Three Days of BJJ
"Staying negative is easy, staying positive is difficult."
-Shi Yan Lei
This quote was in my mind all day yesterday. This whole trip I've wanted to just crawl back into my bed and sleep the week away. Why? Fear. I'm afraid to practice with new people and I'm definitely afraid to spar/roll with these people. Every white belt I've come across has absolutely destroyed me and some of these people have gotten their blue belt after one year.
I understand why. They've gone to class everyday and trained. They're training only BJJ and are focused. I always find excuses not to train, not to spar, not to go to class. I need to quit finding excuses.
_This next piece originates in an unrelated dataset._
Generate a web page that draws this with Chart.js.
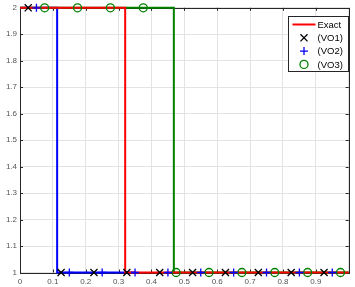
<!DOCTYPE html>
<html>
<head>
<meta charset="utf-8">
<script src="https://cdn.jsdelivr.net/npm/chart.js@4"></script>
<style>
  html, body { margin: 0; padding: 0; background: #fff; }
  #wrap { width: 355px; height: 287px; }
</style>
</head>
<body>
<div id="wrap"><canvas id="myChart" width="355" height="287"></canvas></div>
<script>
// data
const xTickLabels = ['0', '0.1', '0.2', '0.3', '0.4', '0.5', '0.6', '0.7', '0.8', '0.9', ''];
const yTickLabels = ['1', '1.1', '1.2', '1.3', '1.4', '1.5', '1.6', '1.7', '1.8', '1.9', '2'];

const exactX = [0, 0.32, 0.32, 1];
const exactY = [2, 2, 1, 1];
const blueX = [0, 0.113, 0.113, 0.35];
const blueY = [2, 2, 1, 1];
const greenX = [0, 0.468, 0.468, 1];
const greenY = [2, 2, 1, 1];

const vo1X = [0.025, 0.125, 0.225, 0.325, 0.425, 0.525, 0.625, 0.725, 0.825, 0.925];
const vo1Y = [2, 1, 1, 1, 1, 1, 1, 1, 1, 1];
const vo2X = [0.05, 0.15, 0.25, 0.35, 0.45, 0.55, 0.65, 0.75, 0.85, 0.95];
const vo2Y = [2, 1, 1, 1, 1, 1, 1, 1, 1, 1];
const vo3X = [0.075, 0.175, 0.275, 0.375, 0.475, 0.575, 0.675, 0.775, 0.875, 0.975];
const vo3Y = [2, 2, 2, 2, 1, 1, 1, 1, 1, 1];

const pts = (xs, ys) => xs.map((x, i) => ({ x: x, y: ys[i] }));
const FONT = '"Liberation Sans", Arial, sans-serif';
const AXIS = '#262626';

// MATLAB style box with inward ticks, drawn under the data
const boxPlugin = {
    id: 'box',
    beforeDatasetsDraw(chart) {
        const c = chart.ctx, a = chart.chartArea;
        const xs = chart.scales.x, ys = chart.scales.y;
        c.save();
        c.strokeStyle = AXIS;
        c.lineWidth = 1;
        c.beginPath();
        xs.ticks.forEach(t => {
            const px = Math.round(xs.getPixelForValue(t.value)) + 0.5;
            c.moveTo(px, a.bottom); c.lineTo(px, a.bottom - 3);
            c.moveTo(px, a.top); c.lineTo(px, a.top + 3);
        });
        ys.ticks.forEach(t => {
            const py = Math.round(ys.getPixelForValue(t.value)) + 0.5;
            c.moveTo(a.left, py); c.lineTo(a.left + 3, py);
            c.moveTo(a.right, py); c.lineTo(a.right - 3, py);
        });
        c.stroke();
        c.strokeRect(Math.round(a.left) + 0.5, Math.round(a.top) + 0.5,
            Math.round(a.right - a.left), Math.round(a.bottom - a.top));
        c.restore();
    }
};

// legend box in the upper right
const legendPlugin = {
    id: 'boxLegend',
    afterDraw(chart) {
        const c = chart.ctx;
        const bx = 288.5, by = 16.5, bw = 60, bh = 55;
        c.save();
        c.fillStyle = '#fff';
        c.fillRect(bx, by, bw, bh);
        c.strokeStyle = AXIS;
        c.lineWidth = 1;
        c.strokeRect(bx, by, bw, bh);
        c.font = '9.5px ' + FONT;
        c.textBaseline = 'middle';
        const rows = [
            { label: 'Exact', ds: 1 },
            { label: '(VO1)', ds: 3 },
            { label: '(VO2)', ds: 4 },
            { label: '(VO3)', ds: 5 }
        ];
        rows.forEach((r, i) => {
            const y = by + 8 + i * 13.3;
            const d = chart.data.datasets[r.ds];
            if (r.ds === 1) {
                c.strokeStyle = d.borderColor;
                c.lineWidth = 2;
                c.beginPath();
                c.moveTo(bx + 4, y); c.lineTo(bx + 27, y);
                c.stroke();
            } else {
                c.strokeStyle = d.borderColor;
                c.fillStyle = 'rgba(0,0,0,0)';
                c.lineWidth = d.pointBorderWidth;
                Chart.helpers.drawPoint(c, {
                    pointStyle: d.pointStyle,
                    radius: d.pointRadius,
                    borderWidth: d.pointBorderWidth
                }, bx + 15.5, y);
            }
            c.fillStyle = '#000';
            c.fillText(r.label, bx + 29, y + 0.5);
        });
        c.restore();
    }
};

const markerSet = (label, data, style, color, radius) => ({
    label: label,
    data: data,
    showLine: false,
    pointStyle: style,
    pointRadius: radius,
    pointBorderWidth: 1.3,
    borderColor: color,
    backgroundColor: 'rgba(0,0,0,0)',
    pointBackgroundColor: 'rgba(0,0,0,0)',
    clip: false,
    order: 0
});

const lineSet = (label, data, color, order) => ({
    label: label,
    data: data,
    borderColor: color,
    borderWidth: 2,
    pointRadius: 0,
    tension: 0,
    fill: false,
    clip: 2,
    order: order
});

const ctx = document.getElementById('myChart').getContext('2d');
const myChart = new Chart(ctx, {
    type: 'line',
    data: {
        datasets: [
            lineSet('blue', pts(blueX, blueY), '#0000ff', 3),
            lineSet('Exact', pts(exactX, exactY), '#ff0000', 1),
            lineSet('green', pts(greenX, greenY), '#008000', 2),
            markerSet('(VO1)', pts(vo1X, vo1Y), 'crossRot', '#000000', 5),
            markerSet('(VO2)', pts(vo2X, vo2Y), 'cross', '#0000ff', 4),
            markerSet('(VO3)', pts(vo3X, vo3Y), 'circle', '#008000', 4)
        ]
    },
    options: {
        responsive: false,
        animation: false,
        events: [],
        layout: { padding: { top: 7, right: 0, left: 0, bottom: 0 } },
        plugins: {
            legend: { display: false },
            tooltip: { enabled: false }
        },
        scales: {
            x: {
                type: 'linear',
                min: 0,
                max: 1,
                border: { display: false },
                grid: { color: '#e3e3e3', drawTicks: false },
                ticks: {
                    stepSize: 0.1,
                    padding: 4,
                    maxRotation: 0,
                    autoSkip: false,
                    color: '#555',
                    font: { size: 8, family: FONT },
                    callback: (v, i) => xTickLabels[i]
                },
                afterFit: s => { s.height = 14.5; }
            },
            y: {
                type: 'linear',
                min: 1,
                max: 2,
                border: { display: false },
                grid: { color: '#e3e3e3', drawTicks: false },
                ticks: {
                    stepSize: 0.1,
                    padding: 3,
                    autoSkip: false,
                    color: '#555',
                    font: { size: 8, family: FONT },
                    callback: (v, i) => yTickLabels[i]
                },
                afterFit: s => { s.width = 20; }
            }
        }
    },
    plugins: [boxPlugin, legendPlugin]
});
</script>
</body>
</html>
My motivation for training is me knowing that I don't want to work in the factory forever, I'm just afraid of "putting all of my eggs in one basket". Going fully into just doing martial arts and personal training. If I want to do it, then I need to invest 100% of my time, money and energy into it.
Kung Fu still motivates me. Out of all the places I've traveled to this year, Shaolin Temple Europe has been my favorite. It helped me prepare physically and mentally for my first fight, and I was happier at the end of it. The forms, the challenge of the movements, and Kung Fu being you vs yourself are really things I like.
"Nobody else's jiujitsu matters, we're all on our own jiujitsu journey. It doesn't matter if it takes you five or twenty years to get a black belt. It doesn't matter if you get a black belt. What's important is what jiujitsu is to you."
-Charles Harriot, BJJ Globetrotters
Night Time Thoughts
This camp has been challenging. This week I have been living off of bread, water, eggs, yogurt, milk, peanut butter, and rice. Most classes that I have enjoyed here have been focusing on the fundamentals. I've even gone to a couple of the lectures to learn from higher level BJJ practitioners about things like competition and improving your own skills. During one of the lectures, I realized that I don't have to learn all of the moves in the world. I just need to get good at a few skills. This can apply to my Kung Fu as well. As much as I'd like to learn both Shaolin and Mei Hua Quan, maybe I just need to focus on what I learned at Maling. Keep training my forms and the drills that I know until I improve.
This camp is teaching me a lot. My fear. My worries. And I'm my own obstacle.
All of this is just apart of my journey to becoming a "warrior monk". It will be a long one. If I stick to it, it will be a fulfilling life. I am thankful for the opportunities that I have and for all of the challenges I face.